Article by Kyrie Robertson, TPT Staff Writer
In the last few decades, the white feminist narrative has consumed media. It continuously seeps through the cracks of western society, creating illusions of change, of equality. She lurks in pop culture articles and listicles, business pages, and question forums; to escape the internet age without encountering the white feminist is an impossible feat. The reality is, however, that you’ve likely heard of her, and you may even think you know her. But the truth is: you don’t.
Feminism was not born white. It was birthed by the individual sufferings of women and their recognition of the unjust treatment of all women - a shared pain, an unspoken intimacy. The feminist movement, however, harbors a different origin. Such can be traced back to the mid-nineteenth century, sparked by the Seneca Falls Convention. This 1848 assembly corralled men and women into a New York chapel to organize the goals and ideologies of the feminist movement: which mostly concerned divorce, property, and ballot law reform. The participants shared one distinct commonality: their whiteness. No black or brown women were invited to this convention, setting an unadmirable precedent and limiting the scope of the movement. In fact, some of its notable participants, such as Elizabeth Stanton, were opposed to the black ballot because they did not think black people should be able to vote before white women. That idea of white supremacy concerning suffrage (and otherwise) in the feminist movement did not waver but persisted into the 20th and 21st centuries.
A notable example of this is Alice Paul’s 1913 suffragette march, during which Paul released a statement explicitly asking black women not to come – making it clear that this was a white movement. When black women did join the protest, they were forced to march in the back. The feminist movement was very successful in gaining the right to vote for white women in 1920, but it was in active opposition to suffrage for women of color – which would not be achieved until 1965 with the passage of the Voting Rights Act (or 1975, for American women whose first language was not English).
With white suffrage secured, feminists within the movement set their sights on something new: capitalistic equality; personal advancement rooted in the exploitation or exclusion of women of color.

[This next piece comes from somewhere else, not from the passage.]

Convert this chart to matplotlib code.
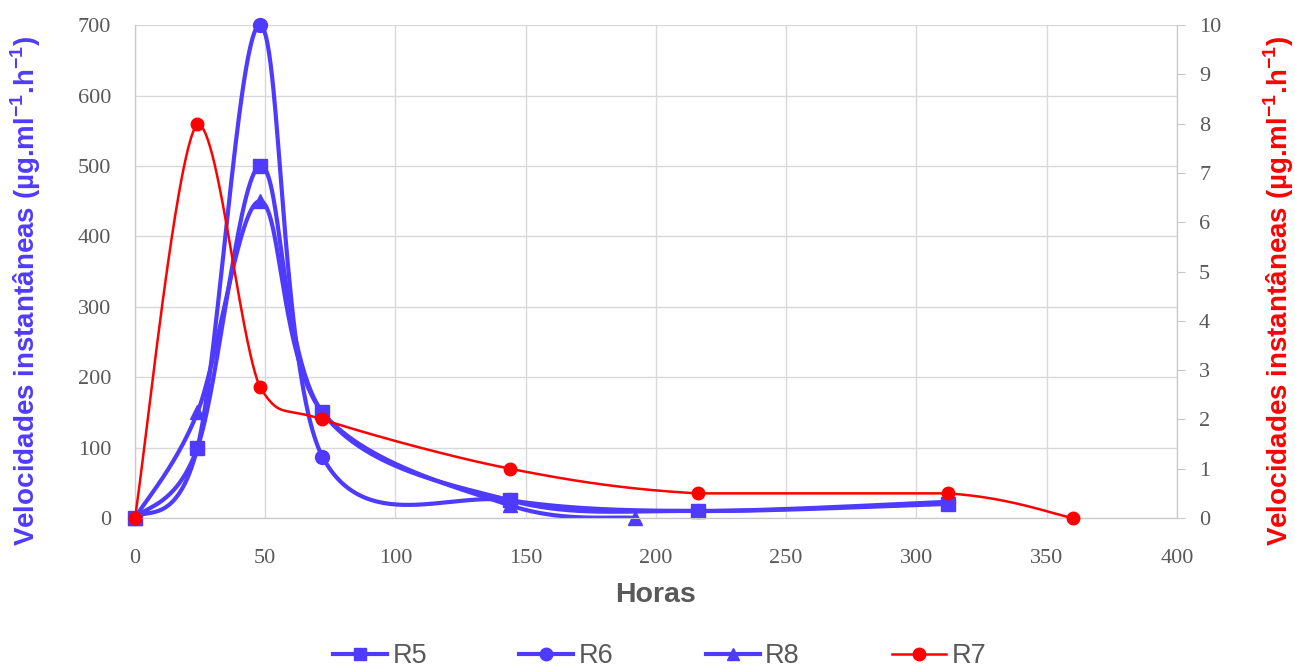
import matplotlib.pyplot as plt
import numpy as np

# Sampling times (hours) and instantaneous rates per reactor
horas_r5 = [0, 24, 48, 72, 144, 216, 312]
r5 = [0, 100, 500, 150, 25, 10, 20]

horas_r6 = [0, 24, 48, 72, 144, 216, 312]
r6 = [0, 100, 700, 87, 25, 10, 23]

horas_r8 = [0, 24, 48, 72, 144, 192]
r8 = [0, 150, 450, 150, 18, 0]

horas_r7 = [0, 24, 48, 72, 144, 216, 312, 360]
r7 = [0, 8, 2.65, 2, 1, 0.5, 0.5, 0]

AZUL = '#4F3AFF'
VERMELHO = '#FF0000'
CINZA = '#595959'

plt.rcParams['mathtext.fontset'] = 'custom'
plt.rcParams['mathtext.rm'] = 'Liberation Sans'
plt.rcParams['mathtext.bf'] = 'Liberation Sans:bold'


def suavizar(x, y, n=60, limitar=False):
    # Bezier smoothing through the points; limitar keeps the control
    # points inside each segment's y-range (no overshoot)
    x = np.asarray(x, float)
    y = np.asarray(y, float)
    xs, ys = [x[0]], [y[0]]
    for i in range(len(x) - 1):
        i0 = max(i - 1, 0)
        i3 = min(i + 2, len(x) - 1)
        c1x = x[i] + (x[i + 1] - x[i0]) / 6
        c1y = y[i] + (y[i + 1] - y[i0]) / 6
        c2x = x[i + 1] - (x[i3] - x[i]) / 6
        c2y = y[i + 1] - (y[i3] - y[i]) / 6
        if limitar:
            lo, hi = min(y[i], y[i + 1]), max(y[i], y[i + 1])
            c1y = np.clip(c1y, lo, hi)
            c2y = np.clip(c2y, lo, hi)
        t = np.linspace(0, 1, n)[1:]
        a, b, c, d = (1 - t) ** 3, 3 * (1 - t) ** 2 * t, 3 * (1 - t) * t ** 2, t ** 3
        xs.extend(a * x[i] + b * c1x + c * c2x + d * x[i + 1])
        ys.extend(a * y[i] + b * c1y + c * c2y + d * y[i + 1])
    return xs, ys


fig = plt.figure(figsize=(12.95, 6.71), dpi=100)
ax = fig.add_axes([0.1042, 0.228, 0.8046, 0.7345])
ax2 = ax.twinx()

series = [
    (horas_r5, r5, 's', 'R5'),
    (horas_r6, r6, 'o', 'R6'),
    (horas_r8, r8, '^', 'R8'),
]
handles = []
for hx, hy, mk, nome in series:
    sx, sy = suavizar(hx, hy)
    ax.plot(sx, sy, color=AZUL, lw=3, solid_capstyle='round', zorder=3)
    ax.plot(hx, hy, mk, color=AZUL, ms=10, zorder=4, clip_on=False)
    h, = ax.plot([], [], color=AZUL, lw=3, marker=mk, ms=9, label=nome)
    handles.append(h)

# R7 on the secondary axis, drawn above the blue series
sx, sy = suavizar(horas_r7, r7, limitar=True)
ax2.plot(sx, sy, color=VERMELHO, lw=1.8, zorder=3)
ax2.plot(horas_r7, r7, 'o', color=VERMELHO, ms=9, zorder=4, clip_on=False)
h, = ax2.plot([], [], color=VERMELHO, lw=1.8, marker='o', ms=9, label='R7')
handles.append(h)

ax.set_xlim(0, 400)
ax.set_ylim(0, 700)
ax2.set_ylim(0, 10)
ax.set_xticks(range(0, 401, 50))
ax.set_yticks(range(0, 701, 100))
ax2.set_yticks(range(0, 11, 1))
ax.grid(True, color='#d9d9d9', lw=1)
ax.set_axisbelow(True)

for a in (ax, ax2):
    for s in a.spines.values():
        s.set_color('#c8c8c8')
    a.spines['top'].set_visible(False)
    a.tick_params(colors='#c8c8c8', labelcolor=CINZA, labelsize=16)
    for lab in a.get_xticklabels() + a.get_yticklabels():
        lab.set_family('Liberation Serif')
ax.tick_params(axis='y', length=0, pad=17)
ax.tick_params(axis='x', length=0, pad=22)
ax2.tick_params(axis='y', length=6, pad=10)

rotulo = 'Velocidades instantâneas (µg.ml$^{\\mathbf{-1}}$.h$^{\\mathbf{-1}}$)'
ax.set_xlabel('Horas', fontsize=20.5, fontweight='bold', color=CINZA,
              family='Liberation Sans')
ax.xaxis.set_label_coords(0.5, -0.13)
ax.set_ylabel(rotulo, fontsize=20, fontweight='bold', color=AZUL,
              family='Liberation Sans', va='center')
ax.yaxis.set_label_coords(-0.105, 0.46)
ax2.set_ylabel(rotulo, fontsize=20, fontweight='bold', color=VERMELHO,
               family='Liberation Sans', va='center', rotation=90)
ax2.yaxis.set_label_coords(1.098, 0.46)

fig.legend(handles=handles, loc='center left', bbox_to_anchor=(0.257, 0.022), ncol=4,
           frameon=False, handlelength=2.0, columnspacing=3.4, handletextpad=0.2,
           borderpad=0, borderaxespad=0,
           prop={'family': 'Liberation Sans', 'size': 19.5}, labelcolor=CINZA)

fig.savefig('out.png', dpi=100)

This would evolve over a century until, finally, the development of the “girlboss” began: the Buzzfeed feminist, the MLM distributor, the new age daughters of NOW. This is where lines become blurred. The confusion starts with the false synonymity of white feminism and performativity. Performative feminism encompasses the unassuming; the girl who thinks she is doing what is right. It encompasses the red cloak phenomenon, the Instagram story activists. White feminism, however, is knowing and exists for the calculated furthering of the white supremacist agenda. White businesswomen use marketing strategies showcasing their successes through the lens of womanhood; how they overcame their greatest adversary: their gender. Black and brown women cannot afford to think only of their gender, and instead must recognize that they are “of color” before they are women. White feminists take advantage of this reality and their only consideration of race is how it can benefit them: “will putting down this woman help me advance amongst my white male coworkers?”

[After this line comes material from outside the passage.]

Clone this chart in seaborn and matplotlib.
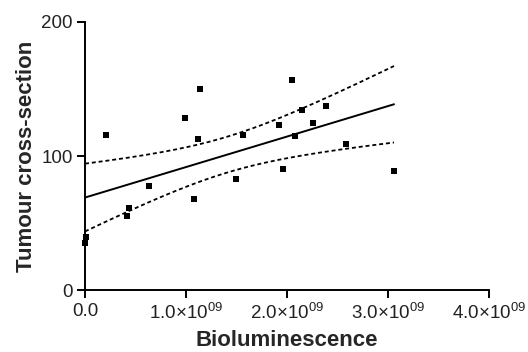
import numpy as np
import pandas as pd
import matplotlib
matplotlib.use("Agg")
import matplotlib.pyplot as plt
import seaborn as sns
from matplotlib.ticker import FuncFormatter, FixedLocator

bioluminescence = [0.00e9, 0.01e9, 0.21e9, 0.42e9, 0.44e9, 0.63e9, 0.99e9, 1.14e9,
                   1.12e9, 1.08e9, 1.50e9, 1.56e9, 1.92e9, 2.05e9, 2.15e9, 2.08e9,
                   2.26e9, 2.39e9, 2.58e9, 1.96e9, 3.06e9]
tumour = [35, 39.5, 116, 55, 61, 78, 128, 150,
          113, 68, 83, 116, 123, 157, 134, 115,
          125, 137, 109, 90, 89]
x_ticks = [0, 1e9, 2e9, 3e9, 4e9]
y_ticks = [0, 100, 200]

df = pd.DataFrame({"x": bioluminescence, "y": tumour})

sns.set_style("ticks")
plt.rcParams["font.family"] = ["Liberation Sans", "DejaVu Sans"]
plt.rcParams["mathtext.default"] = "regular"

fig = plt.figure(figsize=(5.28, 3.52), dpi=100)
ax = fig.add_axes([0.161, 0.176, 0.765, 0.7615])

# linear fit with 95% confidence band
x = np.asarray(bioluminescence)
y = np.asarray(tumour)
n = len(x)
slope, intercept = np.polyfit(x, y, 1)
xs = np.linspace(x.min(), x.max(), 200)
yhat = intercept + slope * xs
resid = y - (intercept + slope * x)
s = np.sqrt(np.sum(resid ** 2) / (n - 2))
sxx = np.sum((x - x.mean()) ** 2)
t = 2.093  # t(0.975, df=19)
se = s * np.sqrt(1.0 / n + (xs - x.mean()) ** 2 / sxx)
fit = pd.DataFrame({"x": xs, "fit": yhat, "lo": yhat - t * se, "hi": yhat + t * se})

sns.lineplot(data=fit, x="x", y="fit", ax=ax, color="black", lw=1.4)
sns.lineplot(data=fit, x="x", y="lo", ax=ax, color="black", lw=1.3, linestyle=(0, (2.2, 1.6)))
sns.lineplot(data=fit, x="x", y="hi", ax=ax, color="black", lw=1.3, linestyle=(0, (2.2, 1.6)))
sns.scatterplot(data=df, x="x", y="y", ax=ax, marker="s", s=16, color="black",
                edgecolor="black", linewidth=0, zorder=5, clip_on=False)

ax.set_xlim(0, 4e9)
ax.set_ylim(0, 200)
ax.xaxis.set_major_locator(FixedLocator(x_ticks))
ax.yaxis.set_major_locator(FixedLocator(y_ticks))

def fmt(v, pos):
    if v == 0:
        return "0.0"
    return "%.1f×10$^{\\mathregular{09}}$" % (v / 1e9)

ax.xaxis.set_major_formatter(FuncFormatter(fmt))
sns.despine(ax=ax)
for sp in ("left", "bottom"):
    ax.spines[sp].set_linewidth(1.4)
    ax.spines[sp].set_color("black")
ax.tick_params(axis="both", direction="out", length=6, width=1.4, colors="black",
               labelsize=13.5, pad=3)
ax.tick_params(axis="both", labelcolor="#222222")
ax.set_xlabel("Bioluminescence", fontsize=16, fontweight="bold", labelpad=5)
ax.set_ylabel("Tumour cross-section", fontsize=16, fontweight="bold", labelpad=3)

fig.savefig("out.png", dpi=100)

While white feminism is seemingly the dominant entity in the call for “equality”, it does not have to remain this way. It is first necessary that we eliminate competition between white women and women of color in a spacial sense by encouraging solidarity - this responsibility falls fully on white men and women. Start small: make sure everyone is contributing equally (and listening equally) in a conversation, especially to those with lived experience and wisdom. This will lead to a bigger shift: the incorporation of women of color into business and government beyond the scope of identity politics. To jumpstart this change requires the participation of willing challengers to the white feminist agenda and societal bias. This starts with you.

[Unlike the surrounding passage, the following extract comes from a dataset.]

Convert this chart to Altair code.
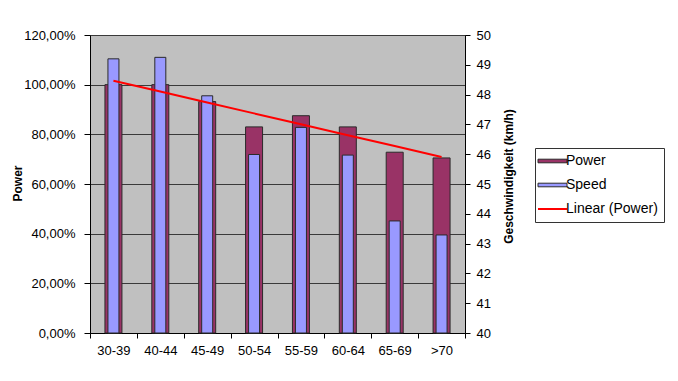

White feminism does not seek to dismantle systems of oppression, but rather to find ways to succeed within them (stretching as far back as colonialism and succeeding into late-stage capitalism). Intersectionality is not lost, but it is becoming increasingly muffled by the media age as white feminists dominate and silence voices in communities of color (i.e., through whitesplaining). The knowing white feminist is a white supremacist in red bottoms, her white-centered ambitions obstructing black and brown progress. She has been decades in the making by a movement that does not accurately represent its audience. The true liberation of women cannot be achieved until the white feminist is put to rest and the feminist movement seeks equality first within itself, uplifting black and brown women and allowing their voices to be heard.
The views articulated in this piece are the writer’s own, and do not reflect the official stances of The Progressive Teen or HSDA at large.